▸ **Data section**:
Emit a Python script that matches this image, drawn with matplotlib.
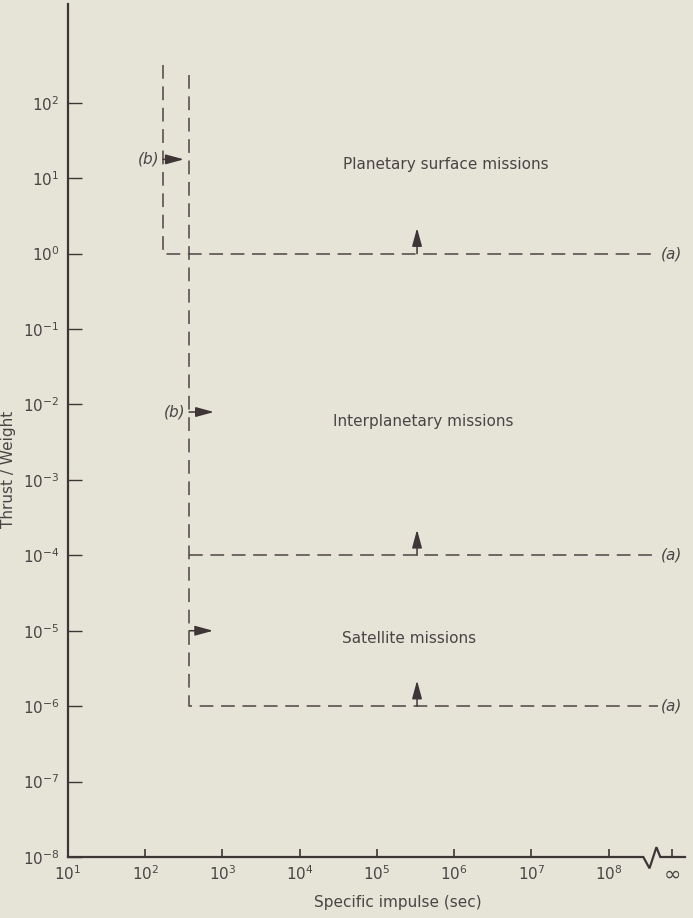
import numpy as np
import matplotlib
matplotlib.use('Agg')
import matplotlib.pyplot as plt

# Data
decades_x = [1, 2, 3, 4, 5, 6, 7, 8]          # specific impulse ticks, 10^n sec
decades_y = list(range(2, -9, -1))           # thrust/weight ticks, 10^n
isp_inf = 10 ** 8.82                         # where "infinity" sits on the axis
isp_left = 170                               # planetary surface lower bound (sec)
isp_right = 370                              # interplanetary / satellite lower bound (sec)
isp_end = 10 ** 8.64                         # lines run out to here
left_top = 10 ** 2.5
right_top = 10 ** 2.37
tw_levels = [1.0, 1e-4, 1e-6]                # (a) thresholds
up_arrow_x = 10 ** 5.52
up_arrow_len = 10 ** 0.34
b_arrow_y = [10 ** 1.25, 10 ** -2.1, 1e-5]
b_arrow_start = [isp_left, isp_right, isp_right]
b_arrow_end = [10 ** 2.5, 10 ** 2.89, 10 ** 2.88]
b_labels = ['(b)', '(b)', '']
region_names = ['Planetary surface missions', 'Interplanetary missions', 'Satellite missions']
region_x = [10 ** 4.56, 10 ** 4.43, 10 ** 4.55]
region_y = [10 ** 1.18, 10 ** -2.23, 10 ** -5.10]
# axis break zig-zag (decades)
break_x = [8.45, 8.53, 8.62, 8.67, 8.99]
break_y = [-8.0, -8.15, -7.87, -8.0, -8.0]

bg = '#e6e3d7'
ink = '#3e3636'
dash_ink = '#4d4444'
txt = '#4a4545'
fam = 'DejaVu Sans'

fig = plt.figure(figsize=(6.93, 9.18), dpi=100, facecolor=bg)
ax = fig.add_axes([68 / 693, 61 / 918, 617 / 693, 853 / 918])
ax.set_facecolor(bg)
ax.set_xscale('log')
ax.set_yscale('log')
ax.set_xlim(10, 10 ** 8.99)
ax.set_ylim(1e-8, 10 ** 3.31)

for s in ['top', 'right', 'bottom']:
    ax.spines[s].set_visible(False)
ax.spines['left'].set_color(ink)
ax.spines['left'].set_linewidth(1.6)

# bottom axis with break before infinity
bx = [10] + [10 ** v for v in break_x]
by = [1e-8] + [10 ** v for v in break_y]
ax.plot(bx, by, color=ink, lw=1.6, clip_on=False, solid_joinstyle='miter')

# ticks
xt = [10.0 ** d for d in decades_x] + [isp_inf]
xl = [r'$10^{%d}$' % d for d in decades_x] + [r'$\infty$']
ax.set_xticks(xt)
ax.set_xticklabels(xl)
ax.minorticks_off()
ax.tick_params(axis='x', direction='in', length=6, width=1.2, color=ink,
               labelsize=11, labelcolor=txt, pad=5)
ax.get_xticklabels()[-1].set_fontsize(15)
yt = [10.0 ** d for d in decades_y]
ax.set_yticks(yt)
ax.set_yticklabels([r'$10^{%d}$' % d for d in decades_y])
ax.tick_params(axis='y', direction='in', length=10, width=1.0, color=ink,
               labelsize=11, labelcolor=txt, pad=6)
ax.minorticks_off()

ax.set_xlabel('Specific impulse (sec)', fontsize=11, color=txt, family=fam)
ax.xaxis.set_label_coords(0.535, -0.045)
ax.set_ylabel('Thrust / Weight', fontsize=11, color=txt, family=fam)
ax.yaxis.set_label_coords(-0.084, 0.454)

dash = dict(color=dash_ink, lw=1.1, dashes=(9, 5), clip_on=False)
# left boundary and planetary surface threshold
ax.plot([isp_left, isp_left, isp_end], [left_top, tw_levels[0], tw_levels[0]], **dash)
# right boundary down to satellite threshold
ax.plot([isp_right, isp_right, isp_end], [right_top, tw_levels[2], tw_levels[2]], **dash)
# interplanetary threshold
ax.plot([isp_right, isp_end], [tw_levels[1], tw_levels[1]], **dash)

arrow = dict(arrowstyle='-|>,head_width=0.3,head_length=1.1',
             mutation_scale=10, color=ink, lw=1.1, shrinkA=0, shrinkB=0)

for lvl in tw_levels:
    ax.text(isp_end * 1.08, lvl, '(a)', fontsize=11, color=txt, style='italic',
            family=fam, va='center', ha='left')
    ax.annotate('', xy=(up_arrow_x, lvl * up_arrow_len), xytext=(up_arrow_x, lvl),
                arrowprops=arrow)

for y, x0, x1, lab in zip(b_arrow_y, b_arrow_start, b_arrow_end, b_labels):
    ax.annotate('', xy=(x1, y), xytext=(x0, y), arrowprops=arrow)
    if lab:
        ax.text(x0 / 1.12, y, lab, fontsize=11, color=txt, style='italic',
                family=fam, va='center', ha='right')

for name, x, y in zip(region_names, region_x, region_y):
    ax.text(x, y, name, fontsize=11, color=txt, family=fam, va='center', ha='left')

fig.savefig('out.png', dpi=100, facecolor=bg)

▸ **Exercise**: Your task is an exact transcription of all the data, minus the pictures.

▸ **Task answer**:
Emit a Python script that matches this image, drawn with matplotlib.
import numpy as np
import matplotlib
matplotlib.use('Agg')
import matplotlib.pyplot as plt

# Data
decades_x = [1, 2, 3, 4, 5, 6, 7, 8]          # specific impulse ticks, 10^n sec
decades_y = list(range(2, -9, -1))           # thrust/weight ticks, 10^n
isp_inf = 10 ** 8.82                         # where "infinity" sits on the axis
isp_left = 170                               # planetary surface lower bound (sec)
isp_right = 370                              # interplanetary / satellite lower bound (sec)
isp_end = 10 ** 8.64                         # lines run out to here
left_top = 10 ** 2.5
right_top = 10 ** 2.37
tw_levels = [1.0, 1e-4, 1e-6]                # (a) thresholds
up_arrow_x = 10 ** 5.52
up_arrow_len = 10 ** 0.34
b_arrow_y = [10 ** 1.25, 10 ** -2.1, 1e-5]
b_arrow_start = [isp_left, isp_right, isp_right]
b_arrow_end = [10 ** 2.5, 10 ** 2.89, 10 ** 2.88]
b_labels = ['(b)', '(b)', '']
region_names = ['Planetary surface missions', 'Interplanetary missions', 'Satellite missions']
region_x = [10 ** 4.56, 10 ** 4.43, 10 ** 4.55]
region_y = [10 ** 1.18, 10 ** -2.23, 10 ** -5.10]
# axis break zig-zag (decades)
break_x = [8.45, 8.53, 8.62, 8.67, 8.99]
break_y = [-8.0, -8.15, -7.87, -8.0, -8.0]

bg = '#e6e3d7'
ink = '#3e3636'
dash_ink = '#4d4444'
txt = '#4a4545'
fam = 'DejaVu Sans'

fig = plt.figure(figsize=(6.93, 9.18), dpi=100, facecolor=bg)
ax = fig.add_axes([68 / 693, 61 / 918, 617 / 693, 853 / 918])
ax.set_facecolor(bg)
ax.set_xscale('log')
ax.set_yscale('log')
ax.set_xlim(10, 10 ** 8.99)
ax.set_ylim(1e-8, 10 ** 3.31)

for s in ['top', 'right', 'bottom']:
    ax.spines[s].set_visible(False)
ax.spines['left'].set_color(ink)
ax.spines['left'].set_linewidth(1.6)

# bottom axis with break before infinity
bx = [10] + [10 ** v for v in break_x]
by = [1e-8] + [10 ** v for v in break_y]
ax.plot(bx, by, color=ink, lw=1.6, clip_on=False, solid_joinstyle='miter')

# ticks
xt = [10.0 ** d for d in decades_x] + [isp_inf]
xl = [r'$10^{%d}$' % d for d in decades_x] + [r'$\infty$']
ax.set_xticks(xt)
ax.set_xticklabels(xl)
ax.minorticks_off()
ax.tick_params(axis='x', direction='in', length=6, width=1.2, color=ink,
               labelsize=11, labelcolor=txt, pad=5)
ax.get_xticklabels()[-1].set_fontsize(15)
yt = [10.0 ** d for d in decades_y]
ax.set_yticks(yt)
ax.set_yticklabels([r'$10^{%d}$' % d for d in decades_y])
ax.tick_params(axis='y', direction='in', length=10, width=1.0, color=ink,
               labelsize=11, labelcolor=txt, pad=6)
ax.minorticks_off()

ax.set_xlabel('Specific impulse (sec)', fontsize=11, color=txt, family=fam)
ax.xaxis.set_label_coords(0.535, -0.045)
ax.set_ylabel('Thrust / Weight', fontsize=11, color=txt, family=fam)
ax.yaxis.set_label_coords(-0.084, 0.454)

dash = dict(color=dash_ink, lw=1.1, dashes=(9, 5), clip_on=False)
# left boundary and planetary surface threshold
ax.plot([isp_left, isp_left, isp_end], [left_top, tw_levels[0], tw_levels[0]], **dash)
# right boundary down to satellite threshold
ax.plot([isp_right, isp_right, isp_end], [right_top, tw_levels[2], tw_levels[2]], **dash)
# interplanetary threshold
ax.plot([isp_right, isp_end], [tw_levels[1], tw_levels[1]], **dash)

arrow = dict(arrowstyle='-|>,head_width=0.3,head_length=1.1',
             mutation_scale=10, color=ink, lw=1.1, shrinkA=0, shrinkB=0)

for lvl in tw_levels:
    ax.text(isp_end * 1.08, lvl, '(a)', fontsize=11, color=txt, style='italic',
            family=fam, va='center', ha='left')
    ax.annotate('', xy=(up_arrow_x, lvl * up_arrow_len), xytext=(up_arrow_x, lvl),
                arrowprops=arrow)

for y, x0, x1, lab in zip(b_arrow_y, b_arrow_start, b_arrow_end, b_labels):
    ax.annotate('', xy=(x1, y), xytext=(x0, y), arrowprops=arrow)
    if lab:
        ax.text(x0 / 1.12, y, lab, fontsize=11, color=txt, style='italic',
                family=fam, va='center', ha='right')

for name, x, y in zip(region_names, region_x, region_y):
    ax.text(x, y, name, fontsize=11, color=txt, family=fam, va='center', ha='left')

fig.savefig('out.png', dpi=100, facecolor=bg)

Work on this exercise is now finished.